It is no secret that I like nice things. The problem is that I like them a little too much and compulsively shop until I get in trouble. Shopping has been one of those things I do (like binge eat) when I get depressed or upset, so my new therapist and I have been talking about it. She kept asking why do you need all those things when you already have enough? And do I do it to impress people or try to be someone I’m not…?
I can’t answer her. I don’t know why I buy expensive jewelry, shoes and purses. I’m not trying to impress anybody! My therapist and I discussed it some more and finally we decided that it doesn’t matter what the root of the action is, I just have to find something healthy to replace it. Or else.
That was last week. Then today, after taking pictures with my family after my daughter’s award ceremony, I went home and looked at the photos. I was mortified. I looked so awful. My skirt was awkward and wrinked, my shirt was awful and my hair looked like crap. As soon as I could, I climbed out of those clothes and threw them in the donate bin.
“I looked fat and ugly,” I told my friend later. She told me I was not, but when we stopped texting I couldn’t stop thinking about how gross I looked. I actually changed clothes after that 4 times. I just gave up, threw on a dress and chalked it up to it being a “blah” day.
Tonight I was sitting in a support group when somebody was talking about lessening your load.
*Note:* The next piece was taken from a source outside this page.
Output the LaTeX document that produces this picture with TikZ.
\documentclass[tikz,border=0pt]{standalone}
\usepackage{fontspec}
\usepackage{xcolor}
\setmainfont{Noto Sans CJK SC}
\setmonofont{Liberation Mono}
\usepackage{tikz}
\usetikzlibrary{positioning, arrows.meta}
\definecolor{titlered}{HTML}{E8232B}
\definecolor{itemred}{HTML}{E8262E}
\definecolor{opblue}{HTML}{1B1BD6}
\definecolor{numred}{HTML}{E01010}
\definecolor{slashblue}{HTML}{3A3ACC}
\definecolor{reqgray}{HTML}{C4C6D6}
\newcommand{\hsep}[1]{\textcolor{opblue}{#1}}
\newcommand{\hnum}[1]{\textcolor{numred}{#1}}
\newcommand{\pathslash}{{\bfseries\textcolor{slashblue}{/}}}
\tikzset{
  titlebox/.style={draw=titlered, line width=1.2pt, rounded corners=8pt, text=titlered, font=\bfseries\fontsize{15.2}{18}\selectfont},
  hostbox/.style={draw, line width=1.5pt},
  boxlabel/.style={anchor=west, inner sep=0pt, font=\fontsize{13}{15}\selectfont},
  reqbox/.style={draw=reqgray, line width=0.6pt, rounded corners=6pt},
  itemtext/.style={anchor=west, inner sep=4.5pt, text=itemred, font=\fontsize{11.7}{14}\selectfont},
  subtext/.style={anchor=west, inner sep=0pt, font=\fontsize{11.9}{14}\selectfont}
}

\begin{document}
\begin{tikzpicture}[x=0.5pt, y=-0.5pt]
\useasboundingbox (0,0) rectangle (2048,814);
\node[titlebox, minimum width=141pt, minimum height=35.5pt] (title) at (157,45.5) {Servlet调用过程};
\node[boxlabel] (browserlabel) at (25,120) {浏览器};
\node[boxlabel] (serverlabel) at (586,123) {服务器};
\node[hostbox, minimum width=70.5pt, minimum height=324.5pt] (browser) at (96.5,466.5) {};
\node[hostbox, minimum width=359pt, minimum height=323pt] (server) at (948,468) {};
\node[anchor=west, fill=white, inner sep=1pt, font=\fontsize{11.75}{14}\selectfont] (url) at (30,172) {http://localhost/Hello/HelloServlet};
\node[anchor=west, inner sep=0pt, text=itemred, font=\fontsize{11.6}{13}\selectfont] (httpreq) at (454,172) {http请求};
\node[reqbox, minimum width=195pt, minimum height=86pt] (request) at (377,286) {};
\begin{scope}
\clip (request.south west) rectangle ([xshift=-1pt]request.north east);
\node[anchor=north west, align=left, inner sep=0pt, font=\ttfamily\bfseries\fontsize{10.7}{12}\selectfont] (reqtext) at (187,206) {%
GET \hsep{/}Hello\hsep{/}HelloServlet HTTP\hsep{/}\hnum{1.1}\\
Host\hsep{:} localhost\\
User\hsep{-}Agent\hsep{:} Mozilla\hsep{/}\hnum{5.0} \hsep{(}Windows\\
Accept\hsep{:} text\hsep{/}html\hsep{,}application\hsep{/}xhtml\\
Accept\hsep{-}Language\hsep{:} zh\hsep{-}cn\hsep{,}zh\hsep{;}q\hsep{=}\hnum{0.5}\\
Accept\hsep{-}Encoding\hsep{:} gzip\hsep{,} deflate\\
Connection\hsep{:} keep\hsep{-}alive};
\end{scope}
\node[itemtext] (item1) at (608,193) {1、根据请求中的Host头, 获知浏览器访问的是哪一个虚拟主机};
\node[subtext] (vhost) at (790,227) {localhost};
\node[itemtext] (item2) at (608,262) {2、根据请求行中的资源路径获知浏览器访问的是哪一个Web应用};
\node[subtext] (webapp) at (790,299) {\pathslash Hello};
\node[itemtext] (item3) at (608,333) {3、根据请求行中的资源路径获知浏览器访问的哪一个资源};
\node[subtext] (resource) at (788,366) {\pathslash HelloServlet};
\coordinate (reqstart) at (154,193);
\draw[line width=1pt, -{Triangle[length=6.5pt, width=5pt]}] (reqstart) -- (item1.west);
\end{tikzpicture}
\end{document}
He said that everybody has a backpack and rocks that make it heavy, but you don’t have to carry such a heavy load. Well as he was talking I thought about my “backpac”k – then I thought, “Ha, mine would be a designer purse.” Then I looked down at my big new bag David bought me, which was at my feet. I then glanced at my feet, adorned with new Gucci slides that cost a small fortune. Then my glance fell on my dress, which was about $300. I asked myself why I needed all that, then thought “But it’s so pretty.”
I tuned out the speaker, and it was like sirens in my head.
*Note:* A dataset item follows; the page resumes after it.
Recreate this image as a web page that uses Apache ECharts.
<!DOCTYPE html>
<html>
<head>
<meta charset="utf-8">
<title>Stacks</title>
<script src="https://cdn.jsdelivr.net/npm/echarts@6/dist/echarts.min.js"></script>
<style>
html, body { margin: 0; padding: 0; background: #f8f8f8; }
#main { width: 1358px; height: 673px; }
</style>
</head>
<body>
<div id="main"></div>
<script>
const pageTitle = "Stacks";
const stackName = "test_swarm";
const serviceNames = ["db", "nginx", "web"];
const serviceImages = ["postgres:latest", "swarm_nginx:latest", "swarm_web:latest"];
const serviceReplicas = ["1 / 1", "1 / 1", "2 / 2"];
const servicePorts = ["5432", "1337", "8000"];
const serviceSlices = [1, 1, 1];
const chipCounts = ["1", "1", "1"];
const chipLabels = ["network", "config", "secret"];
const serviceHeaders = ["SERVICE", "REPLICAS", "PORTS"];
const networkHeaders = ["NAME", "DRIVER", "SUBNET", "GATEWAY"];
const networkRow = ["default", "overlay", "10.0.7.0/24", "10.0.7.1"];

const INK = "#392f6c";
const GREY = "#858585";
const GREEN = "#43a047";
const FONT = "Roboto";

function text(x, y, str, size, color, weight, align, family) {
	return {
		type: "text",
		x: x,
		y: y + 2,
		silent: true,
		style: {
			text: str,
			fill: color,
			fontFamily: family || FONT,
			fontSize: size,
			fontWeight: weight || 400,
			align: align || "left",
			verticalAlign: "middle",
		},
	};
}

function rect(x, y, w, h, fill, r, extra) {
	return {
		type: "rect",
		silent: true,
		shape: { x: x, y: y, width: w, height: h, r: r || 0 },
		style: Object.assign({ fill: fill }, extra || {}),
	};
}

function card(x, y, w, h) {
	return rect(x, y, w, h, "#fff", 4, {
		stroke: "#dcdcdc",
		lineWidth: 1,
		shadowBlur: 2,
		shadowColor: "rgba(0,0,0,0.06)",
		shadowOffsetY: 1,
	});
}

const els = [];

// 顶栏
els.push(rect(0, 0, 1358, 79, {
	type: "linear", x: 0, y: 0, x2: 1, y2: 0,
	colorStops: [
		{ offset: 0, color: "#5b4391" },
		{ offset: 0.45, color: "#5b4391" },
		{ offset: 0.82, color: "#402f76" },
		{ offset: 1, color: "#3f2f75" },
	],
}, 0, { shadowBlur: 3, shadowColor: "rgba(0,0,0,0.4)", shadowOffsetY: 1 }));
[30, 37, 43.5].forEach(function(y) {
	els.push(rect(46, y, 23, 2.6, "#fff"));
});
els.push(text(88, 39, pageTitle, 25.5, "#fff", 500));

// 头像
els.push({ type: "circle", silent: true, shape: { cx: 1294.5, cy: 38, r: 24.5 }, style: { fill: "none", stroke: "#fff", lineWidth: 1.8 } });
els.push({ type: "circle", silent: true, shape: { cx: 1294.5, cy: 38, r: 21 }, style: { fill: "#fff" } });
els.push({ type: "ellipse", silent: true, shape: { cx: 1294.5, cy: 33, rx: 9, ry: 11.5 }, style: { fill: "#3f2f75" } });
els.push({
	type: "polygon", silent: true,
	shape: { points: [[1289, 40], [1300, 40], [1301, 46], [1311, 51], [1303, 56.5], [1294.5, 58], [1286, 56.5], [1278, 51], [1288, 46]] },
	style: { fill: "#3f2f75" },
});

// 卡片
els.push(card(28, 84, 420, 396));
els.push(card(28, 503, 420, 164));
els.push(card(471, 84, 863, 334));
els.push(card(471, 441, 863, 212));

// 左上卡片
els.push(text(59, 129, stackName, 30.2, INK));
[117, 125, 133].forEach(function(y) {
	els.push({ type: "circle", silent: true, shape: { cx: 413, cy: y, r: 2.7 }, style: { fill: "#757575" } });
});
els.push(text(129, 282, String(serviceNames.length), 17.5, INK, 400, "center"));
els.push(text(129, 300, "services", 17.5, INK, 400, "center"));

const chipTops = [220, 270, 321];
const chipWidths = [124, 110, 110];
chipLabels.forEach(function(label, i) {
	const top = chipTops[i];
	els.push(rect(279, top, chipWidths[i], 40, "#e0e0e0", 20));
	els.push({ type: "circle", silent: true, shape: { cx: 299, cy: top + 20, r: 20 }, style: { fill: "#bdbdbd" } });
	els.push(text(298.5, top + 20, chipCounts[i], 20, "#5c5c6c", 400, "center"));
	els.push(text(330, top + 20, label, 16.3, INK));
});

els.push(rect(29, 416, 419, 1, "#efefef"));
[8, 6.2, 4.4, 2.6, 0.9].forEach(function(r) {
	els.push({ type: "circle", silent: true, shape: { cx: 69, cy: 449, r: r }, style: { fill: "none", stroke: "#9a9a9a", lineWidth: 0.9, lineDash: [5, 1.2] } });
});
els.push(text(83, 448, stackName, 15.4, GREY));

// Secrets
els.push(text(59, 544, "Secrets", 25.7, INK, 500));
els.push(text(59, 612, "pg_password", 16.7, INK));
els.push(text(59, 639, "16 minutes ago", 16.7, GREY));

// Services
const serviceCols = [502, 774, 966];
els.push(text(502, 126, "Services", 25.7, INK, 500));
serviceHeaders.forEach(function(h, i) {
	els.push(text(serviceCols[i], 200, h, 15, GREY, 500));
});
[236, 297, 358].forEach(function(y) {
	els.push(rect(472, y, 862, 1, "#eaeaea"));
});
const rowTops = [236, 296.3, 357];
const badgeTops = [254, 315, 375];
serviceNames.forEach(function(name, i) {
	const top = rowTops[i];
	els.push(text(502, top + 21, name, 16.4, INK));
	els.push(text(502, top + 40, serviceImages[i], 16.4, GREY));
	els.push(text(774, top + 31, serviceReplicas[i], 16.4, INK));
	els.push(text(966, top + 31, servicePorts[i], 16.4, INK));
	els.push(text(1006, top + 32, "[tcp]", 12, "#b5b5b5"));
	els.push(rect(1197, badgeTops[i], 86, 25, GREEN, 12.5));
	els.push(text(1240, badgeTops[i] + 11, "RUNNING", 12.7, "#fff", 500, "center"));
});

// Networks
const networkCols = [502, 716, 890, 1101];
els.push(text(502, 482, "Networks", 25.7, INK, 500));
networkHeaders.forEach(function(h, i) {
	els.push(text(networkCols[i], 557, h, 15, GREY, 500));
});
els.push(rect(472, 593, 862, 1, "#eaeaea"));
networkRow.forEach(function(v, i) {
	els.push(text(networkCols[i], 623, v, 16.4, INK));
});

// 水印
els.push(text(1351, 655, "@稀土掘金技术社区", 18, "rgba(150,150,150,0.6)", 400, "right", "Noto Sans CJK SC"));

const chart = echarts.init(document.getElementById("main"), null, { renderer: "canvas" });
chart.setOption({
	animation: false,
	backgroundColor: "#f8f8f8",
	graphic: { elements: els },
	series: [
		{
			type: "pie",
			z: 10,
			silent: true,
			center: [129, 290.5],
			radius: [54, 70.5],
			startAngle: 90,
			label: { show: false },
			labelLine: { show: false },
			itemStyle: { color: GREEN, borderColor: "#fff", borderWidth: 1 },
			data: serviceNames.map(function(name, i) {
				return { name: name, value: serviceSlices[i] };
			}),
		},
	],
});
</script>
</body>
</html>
I buy those things because I think they’re pretty and I’m so ugly and fat.
Could it be that simple though?
I’ve been obsessed with how I look, especially what I weigh, for decades. About the same amount of time I started buying all these “pretty things.”
I’ve had a breast reduction, a tummy tuck and gastric sleeve surgery. I also have a formidable eating disorder. I’m now 75-pounds lighter than my highest weight. I’m a SIZE 6 and haven’t been in a single digit size since I was 6 years old. Still I hate my photos. I know deep in my heart that I will never be thin enough to assuage my fears of not being good enough.
For the 2,341st time, when is enough enough?
I know that I’m not really fat and ugly. Sometimes I know that I’m thin. Logically, I know I’m not fat and ugly, but it’s like I have blinders on. I’ve said over and over that I don’t want Isla to ever go through this, shouldn’t that should prompt me to say that I love my body no matter what.? And actually believe it? To tell myself I’m beautiful no matter what. That it doesn’t matter what I weight or look like at all.
But it would be lies. All lies. And how sad for my daughter who I’m trying to break this generational cycle of self-hatred for when I can’t even look at a picture of myself without throwing my clothes away. And deleting pictures of me with my family. I tell my daughter that she’s beautiful and that it doesn’t matter how much she weighs or what she looks like.
It does matter to me. Because the truth is I don’t think I’m good enough despite my accomplishments. Despite people telling me I am good enough, thin enough, pretty enough.
I’d like to say this situation will prompt me to turn over a leaf, but it won’t. I’ll tell myself that I love my body and how I look and that I’m good enough — the whole nine yards.
At least while my daughter is listening.
And until she hears and believes me, I’ll keep writing check after check to my therapist.